- Born: October 1, 1942 Berlin, Germany
- Died: January 14, 2025 (aged 82) New York City, U.S.
- Occupation: Photojournalist
- Organizations: Sports Illustrated
- Awards: Lucie Award

= Heinz Kluetmeier =

American photographer (1942–2025)

Heinz Kluetmeier (October 1, 1942 – January 14, 2025) was a sports photographer for Sports Illustrated. He covered every Olympic Games for the magazine since the 1972 Munich games except one. Kluetmeier was best known for his photo at the end of the Miracle on Ice game, which ran on the cover of Sports Illustrated without any caption. He has over 100 Sports Illustrated cover photographs to his credits.

Kluetmeier served two stints as the magazine's director of photography and received the Lucie Award for outstanding achievement in sports photography in October 2007. Kluetmeier was inducted into the International Swimming Hall of Fame in 2017.

==Life and career==
===Early life===
Kluetmeier was born in Berlin on October 1, 1942. He was raised in Bremen, and at age nine, moved with his family to Milwaukee, Wisconsin, in 1952. He attended Custer High School in Milwaukee, where he was a varsity swimmer and captain of the tennis team.

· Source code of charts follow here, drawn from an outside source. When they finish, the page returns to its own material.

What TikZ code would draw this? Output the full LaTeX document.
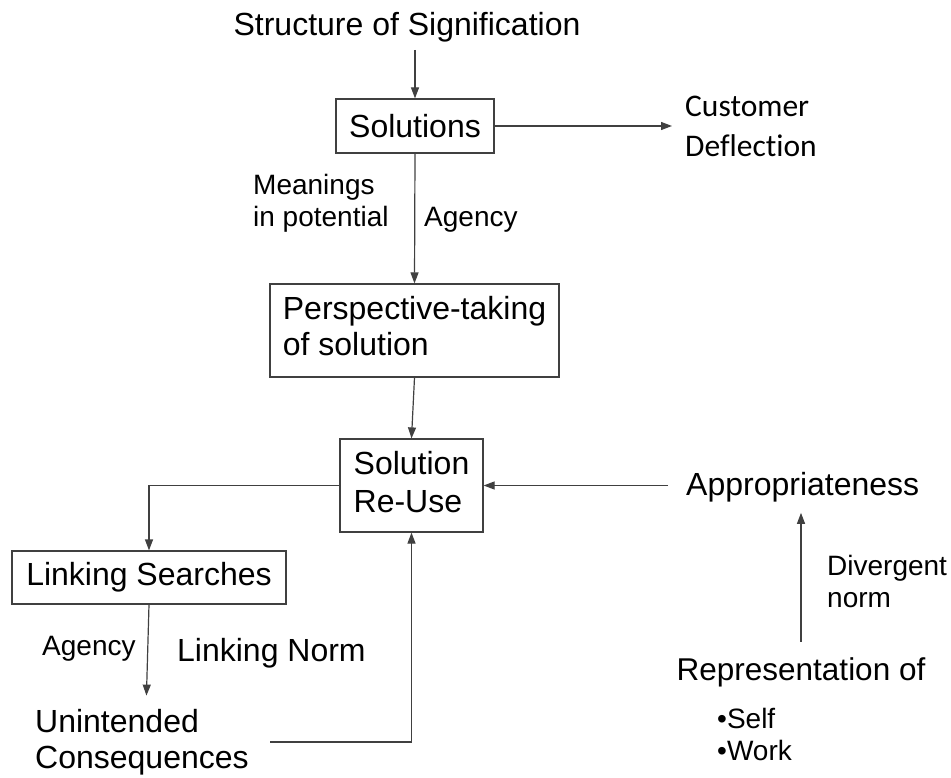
\documentclass[tikz,border=0pt]{standalone}
\usepackage{fontspec}
\setmainfont{Liberation Sans}
\newfontfamily\calfont[Ligatures=NoCommon]{Carlito}
\usetikzlibrary{arrows.meta}

\begin{document}
\begin{tikzpicture}[x=1pt,y=-1pt,
  big/.style={font=\fontsize{32}{37}\selectfont},
  small/.style={font=\fontsize{28}{32}\selectfont},
  lbl/.style={anchor=base west, inner sep=0pt},
  box/.style={draw=black!75, line width=1.2pt, inner sep=0pt},
  conn/.style={draw=black!75, line width=1.2pt},
  arr/.style={conn, -{Triangle[length=11pt,width=8pt]}}]
\useasboundingbox (0,0) rectangle (951,778);

% top of the chain
\node[big, anchor=base, inner sep=0pt] (title) at (407,36) {Structure of Signification};
\coordinate (titlefoot) at (415,50);
\node[box, big, minimum width=158pt, minimum height=54pt] (sol) at (415,126) {Solutions};
\draw[arr] (titlefoot) -- (sol.north);

\node[lbl, font=\calfont\fontsize{31.5}{40}\selectfont] (cust) at (685,117)
  {\begin{tabular}[t]{@{}l@{}}Customer\\Deflection\end{tabular}};
\draw[arr, shorten >=13pt] (sol.east) -- (sol.east -| cust.west);

\node[lbl, small] (mean) at (253,195)
  {\begin{tabular}[t]{@{}l@{}}Meanings\\in potential\end{tabular}};
\node[lbl, small] (agA) at (424,227) {Agency};

% middle boxes
\node[box, font=\fontsize{32}{36}\selectfont, minimum width=289pt, minimum height=93pt] (persp) at (414.5,330.5)
  {\begin{tabular}{@{}l@{}}Perspective-taking\\of solution\end{tabular}};
\draw[arr] (sol.south) -- (persp.north);

\node[box, font=\fontsize{32}{38}\selectfont, minimum width=143pt, minimum height=93pt] (reuse) at (411.5,485.5)
  {\begin{tabular}{@{}l@{}}Solution\\Re-Use\end{tabular}};
\draw[arr] (persp.south) -- (reuse.north);

% left branch
\node[box, big, minimum width=274pt, minimum height=53pt] (links) at (149,577.5) {Linking Searches};
\draw[arr] (reuse.west) -| (links.north);

\node[lbl, small] (agB) at (42,655) {Agency};
\node[lbl, big] (lnorm) at (177,661) {Linking Norm};

\node[lbl, font=\fontsize{32}{36}\selectfont] (unint) at (35,732)
  {\begin{tabular}[t]{@{}l@{}}Unintended\\Consequences\end{tabular}};
\draw[arr] (links.south) -- ([xshift=4.5pt,yshift=11pt]unint.north);

\coordinate (ucout) at (270,742);
\draw[arr] (ucout) -| (reuse.south);

% right branch
\node[lbl, big] (approp) at (686,495) {Appropriateness};
\draw[arr, shorten <=18pt] (approp.west |- reuse.east) -- (reuse.east);

\node[anchor=base, inner sep=0pt, font=\fontsize{31.5}{36}\selectfont] (repr) at (801,680) {Representation of};
\draw[arr, shorten <=15pt, shorten >=11pt] (repr.north) -- (repr.north |- approp.south);

\node[lbl, small] (div) at (827,575)
  {\begin{tabular}[t]{@{}l@{}}Divergent\\norm\end{tabular}};
\node[lbl, small] (items) at (717,728)
  {\begin{tabular}[t]{@{}l@{}}•Self\\•Work\end{tabular}};
\end{tikzpicture}
\end{document}
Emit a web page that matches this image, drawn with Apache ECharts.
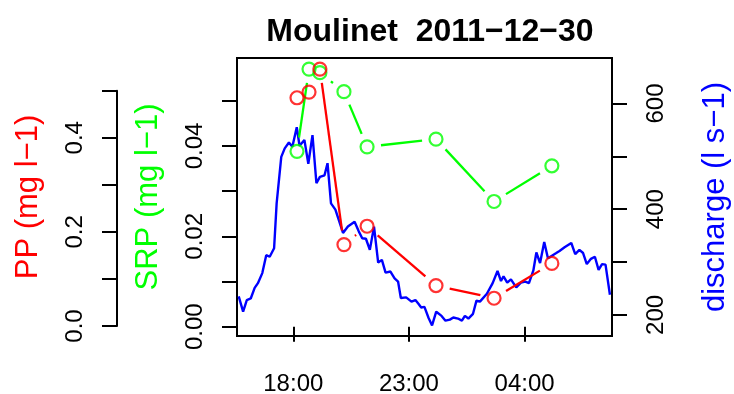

By age 15, Kluetmeier was working as a freelance photographer for The Associated Press, and covered the Green Bay Packers and the 1960 presidential campaign.

He attended Dartmouth College as an engineering major at the urging of his father, who "never believed that photography would develop into a career". Kluetmeier shot photographs for Dartmouth athletics and campus events and for the AP's Boston bureau, and continued to freelance in Milwaukee during the summers.

After graduating from Dartmouth in 1965, he worked for two years with Inland Steel, and then a year and a half at The Milwaukee Journal. In 1969, Kluetmeier joined the staff at Time Inc. as a photographer for Life and Sports Illustrated.

===Sports Illustrated===
Kluetmeier covered his first Olympic Games for Sports Illustrated at the 1972 Munich games, and served twice as the magazine's director of photography. He was the magazine's senior staff photographer.

Kluetmeier's best known SI work is the March 3, 1980, cover that shows the American hockey team celebrating its win over the Soviet Union in the "Miracle on Ice" game at the 1980 Winter Olympic Games at Lake Placid, New York. The cover is the only one in the magazine's history to run without a headline or caption, because, in his words, "It didn't need it. Everyone in America knew what happened."

He also created new techniques and gadgets to create his shots. At the 1980 Moscow Olympics, Kluetmeier devised a way to use a remotely operated camera near the race finish line. He successfully caught the face of Sebastian Coe as he won the 1,500-meter race. Kluetmeier was the only photographer to place a remote camera, but "Now," he said in 1996, '"You go to the Olympics and there are like 50 remotes at the finish line."

In 1983, he cowrote the book Sports Illustrated Golf, with Mark Mulvoy.

Kluetmeier covered the 1984 Winter Olympic Games in Sarajevo, including the ski jumping events at Mt. Igman.

During the 1991 World Aquatics Championships, he became the first photographer to place a camera underwater to capture swimming events. He did so again the next year at the 1992 Summer Olympics. Sixteen years later at the 2008 Beijing games, Kluetmeier operated an underwater camera that showed the final second of the 100-meter butterfly race. The photographs in sequence showed Michael Phelps touching the wall before Milorad Čavić, even as Čavić appeared to win the race from above water.

===Illness and death===
Kluetmeier had Parkinson's disease and a stroke, and died of complications at his home in Manhattan, New York City on January 14, 2025, at the age of 82.